◆ AVAILABLE DATA ◆
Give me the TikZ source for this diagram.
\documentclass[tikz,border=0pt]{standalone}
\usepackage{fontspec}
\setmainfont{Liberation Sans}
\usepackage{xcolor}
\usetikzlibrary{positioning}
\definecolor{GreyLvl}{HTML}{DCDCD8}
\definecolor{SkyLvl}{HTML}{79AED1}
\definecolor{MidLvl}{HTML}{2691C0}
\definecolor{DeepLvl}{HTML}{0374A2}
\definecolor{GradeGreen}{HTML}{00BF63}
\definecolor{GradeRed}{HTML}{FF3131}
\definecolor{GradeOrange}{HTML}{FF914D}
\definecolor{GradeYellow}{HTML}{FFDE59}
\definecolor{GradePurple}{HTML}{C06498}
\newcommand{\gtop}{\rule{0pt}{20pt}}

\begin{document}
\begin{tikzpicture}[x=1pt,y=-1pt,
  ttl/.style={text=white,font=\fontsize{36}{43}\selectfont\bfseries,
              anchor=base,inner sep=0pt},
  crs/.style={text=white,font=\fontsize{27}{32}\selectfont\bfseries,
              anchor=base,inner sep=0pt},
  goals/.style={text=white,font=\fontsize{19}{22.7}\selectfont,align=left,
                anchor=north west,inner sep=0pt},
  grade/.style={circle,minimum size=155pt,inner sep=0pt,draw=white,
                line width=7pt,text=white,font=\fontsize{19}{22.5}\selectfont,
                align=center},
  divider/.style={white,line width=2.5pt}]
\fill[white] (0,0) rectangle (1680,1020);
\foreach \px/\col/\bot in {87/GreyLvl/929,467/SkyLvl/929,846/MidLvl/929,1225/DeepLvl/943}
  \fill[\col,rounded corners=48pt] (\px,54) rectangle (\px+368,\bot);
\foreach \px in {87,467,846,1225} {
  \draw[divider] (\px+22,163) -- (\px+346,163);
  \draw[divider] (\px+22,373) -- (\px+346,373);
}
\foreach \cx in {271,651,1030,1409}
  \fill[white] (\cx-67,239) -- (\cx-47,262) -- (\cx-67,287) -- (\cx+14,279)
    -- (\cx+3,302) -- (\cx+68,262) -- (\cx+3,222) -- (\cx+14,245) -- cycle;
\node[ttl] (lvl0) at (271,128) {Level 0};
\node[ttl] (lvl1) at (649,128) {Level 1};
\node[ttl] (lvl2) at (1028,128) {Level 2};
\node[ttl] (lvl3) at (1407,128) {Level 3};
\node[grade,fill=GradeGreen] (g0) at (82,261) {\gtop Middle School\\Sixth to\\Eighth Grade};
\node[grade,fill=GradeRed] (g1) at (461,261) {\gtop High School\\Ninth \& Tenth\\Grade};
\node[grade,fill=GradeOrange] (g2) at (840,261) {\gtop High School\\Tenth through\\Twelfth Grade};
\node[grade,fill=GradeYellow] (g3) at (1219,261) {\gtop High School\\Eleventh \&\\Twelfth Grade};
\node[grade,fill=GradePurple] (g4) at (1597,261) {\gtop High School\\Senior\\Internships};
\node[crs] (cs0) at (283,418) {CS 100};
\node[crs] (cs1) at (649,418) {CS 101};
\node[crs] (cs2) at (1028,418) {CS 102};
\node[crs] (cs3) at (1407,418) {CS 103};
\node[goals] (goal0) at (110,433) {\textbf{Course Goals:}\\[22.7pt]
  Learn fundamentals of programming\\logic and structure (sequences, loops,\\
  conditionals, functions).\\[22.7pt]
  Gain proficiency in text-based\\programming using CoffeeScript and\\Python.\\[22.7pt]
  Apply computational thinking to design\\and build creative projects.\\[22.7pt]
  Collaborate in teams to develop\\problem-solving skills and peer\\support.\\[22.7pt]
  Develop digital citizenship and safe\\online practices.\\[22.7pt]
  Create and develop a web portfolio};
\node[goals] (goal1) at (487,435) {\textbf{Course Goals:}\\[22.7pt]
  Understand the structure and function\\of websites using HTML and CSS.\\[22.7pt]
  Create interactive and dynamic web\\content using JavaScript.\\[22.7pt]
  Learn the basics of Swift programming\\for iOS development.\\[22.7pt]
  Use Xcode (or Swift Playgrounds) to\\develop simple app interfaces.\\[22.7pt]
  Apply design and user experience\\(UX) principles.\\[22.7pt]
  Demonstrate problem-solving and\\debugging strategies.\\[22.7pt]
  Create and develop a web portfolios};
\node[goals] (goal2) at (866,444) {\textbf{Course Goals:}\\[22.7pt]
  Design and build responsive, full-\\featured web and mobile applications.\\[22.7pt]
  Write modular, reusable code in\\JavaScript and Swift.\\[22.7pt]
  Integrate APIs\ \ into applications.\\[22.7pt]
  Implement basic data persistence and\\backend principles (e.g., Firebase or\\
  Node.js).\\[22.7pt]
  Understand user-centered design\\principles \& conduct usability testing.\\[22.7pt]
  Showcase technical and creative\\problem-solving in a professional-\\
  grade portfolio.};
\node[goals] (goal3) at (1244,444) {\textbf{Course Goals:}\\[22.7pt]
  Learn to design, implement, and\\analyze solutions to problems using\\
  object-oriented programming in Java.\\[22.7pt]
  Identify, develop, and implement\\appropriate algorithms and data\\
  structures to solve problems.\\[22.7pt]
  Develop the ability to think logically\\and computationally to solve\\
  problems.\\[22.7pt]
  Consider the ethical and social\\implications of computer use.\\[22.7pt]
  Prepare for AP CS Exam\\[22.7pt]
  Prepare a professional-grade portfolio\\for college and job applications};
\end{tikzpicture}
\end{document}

◆ WORK TO DO ◆
Using the data above, output each line exactly.

◆ SOLUTION BELOW ◆
Give me the TikZ source for this diagram.
\documentclass[tikz,border=0pt]{standalone}
\usepackage{fontspec}
\setmainfont{Liberation Sans}
\usepackage{xcolor}
\usetikzlibrary{positioning}
\definecolor{GreyLvl}{HTML}{DCDCD8}
\definecolor{SkyLvl}{HTML}{79AED1}
\definecolor{MidLvl}{HTML}{2691C0}
\definecolor{DeepLvl}{HTML}{0374A2}
\definecolor{GradeGreen}{HTML}{00BF63}
\definecolor{GradeRed}{HTML}{FF3131}
\definecolor{GradeOrange}{HTML}{FF914D}
\definecolor{GradeYellow}{HTML}{FFDE59}
\definecolor{GradePurple}{HTML}{C06498}
\newcommand{\gtop}{\rule{0pt}{20pt}}

\begin{document}
\begin{tikzpicture}[x=1pt,y=-1pt,
  ttl/.style={text=white,font=\fontsize{36}{43}\selectfont\bfseries,
              anchor=base,inner sep=0pt},
  crs/.style={text=white,font=\fontsize{27}{32}\selectfont\bfseries,
              anchor=base,inner sep=0pt},
  goals/.style={text=white,font=\fontsize{19}{22.7}\selectfont,align=left,
                anchor=north west,inner sep=0pt},
  grade/.style={circle,minimum size=155pt,inner sep=0pt,draw=white,
                line width=7pt,text=white,font=\fontsize{19}{22.5}\selectfont,
                align=center},
  divider/.style={white,line width=2.5pt}]
\fill[white] (0,0) rectangle (1680,1020);
\foreach \px/\col/\bot in {87/GreyLvl/929,467/SkyLvl/929,846/MidLvl/929,1225/DeepLvl/943}
  \fill[\col,rounded corners=48pt] (\px,54) rectangle (\px+368,\bot);
\foreach \px in {87,467,846,1225} {
  \draw[divider] (\px+22,163) -- (\px+346,163);
  \draw[divider] (\px+22,373) -- (\px+346,373);
}
\foreach \cx in {271,651,1030,1409}
  \fill[white] (\cx-67,239) -- (\cx-47,262) -- (\cx-67,287) -- (\cx+14,279)
    -- (\cx+3,302) -- (\cx+68,262) -- (\cx+3,222) -- (\cx+14,245) -- cycle;
\node[ttl] (lvl0) at (271,128) {Level 0};
\node[ttl] (lvl1) at (649,128) {Level 1};
\node[ttl] (lvl2) at (1028,128) {Level 2};
\node[ttl] (lvl3) at (1407,128) {Level 3};
\node[grade,fill=GradeGreen] (g0) at (82,261) {\gtop Middle School\\Sixth to\\Eighth Grade};
\node[grade,fill=GradeRed] (g1) at (461,261) {\gtop High School\\Ninth \& Tenth\\Grade};
\node[grade,fill=GradeOrange] (g2) at (840,261) {\gtop High School\\Tenth through\\Twelfth Grade};
\node[grade,fill=GradeYellow] (g3) at (1219,261) {\gtop High School\\Eleventh \&\\Twelfth Grade};
\node[grade,fill=GradePurple] (g4) at (1597,261) {\gtop High School\\Senior\\Internships};
\node[crs] (cs0) at (283,418) {CS 100};
\node[crs] (cs1) at (649,418) {CS 101};
\node[crs] (cs2) at (1028,418) {CS 102};
\node[crs] (cs3) at (1407,418) {CS 103};
\node[goals] (goal0) at (110,433) {\textbf{Course Goals:}\\[22.7pt]
  Learn fundamentals of programming\\logic and structure (sequences, loops,\\
  conditionals, functions).\\[22.7pt]
  Gain proficiency in text-based\\programming using CoffeeScript and\\Python.\\[22.7pt]
  Apply computational thinking to design\\and build creative projects.\\[22.7pt]
  Collaborate in teams to develop\\problem-solving skills and peer\\support.\\[22.7pt]
  Develop digital citizenship and safe\\online practices.\\[22.7pt]
  Create and develop a web portfolio};
\node[goals] (goal1) at (487,435) {\textbf{Course Goals:}\\[22.7pt]
  Understand the structure and function\\of websites using HTML and CSS.\\[22.7pt]
  Create interactive and dynamic web\\content using JavaScript.\\[22.7pt]
  Learn the basics of Swift programming\\for iOS development.\\[22.7pt]
  Use Xcode (or Swift Playgrounds) to\\develop simple app interfaces.\\[22.7pt]
  Apply design and user experience\\(UX) principles.\\[22.7pt]
  Demonstrate problem-solving and\\debugging strategies.\\[22.7pt]
  Create and develop a web portfolios};
\node[goals] (goal2) at (866,444) {\textbf{Course Goals:}\\[22.7pt]
  Design and build responsive, full-\\featured web and mobile applications.\\[22.7pt]
  Write modular, reusable code in\\JavaScript and Swift.\\[22.7pt]
  Integrate APIs\ \ into applications.\\[22.7pt]
  Implement basic data persistence and\\backend principles (e.g., Firebase or\\
  Node.js).\\[22.7pt]
  Understand user-centered design\\principles \& conduct usability testing.\\[22.7pt]
  Showcase technical and creative\\problem-solving in a professional-\\
  grade portfolio.};
\node[goals] (goal3) at (1244,444) {\textbf{Course Goals:}\\[22.7pt]
  Learn to design, implement, and\\analyze solutions to problems using\\
  object-oriented programming in Java.\\[22.7pt]
  Identify, develop, and implement\\appropriate algorithms and data\\
  structures to solve problems.\\[22.7pt]
  Develop the ability to think logically\\and computationally to solve\\
  problems.\\[22.7pt]
  Consider the ethical and social\\implications of computer use.\\[22.7pt]
  Prepare for AP CS Exam\\[22.7pt]
  Prepare a professional-grade portfolio\\for college and job applications};
\end{tikzpicture}
\end{document}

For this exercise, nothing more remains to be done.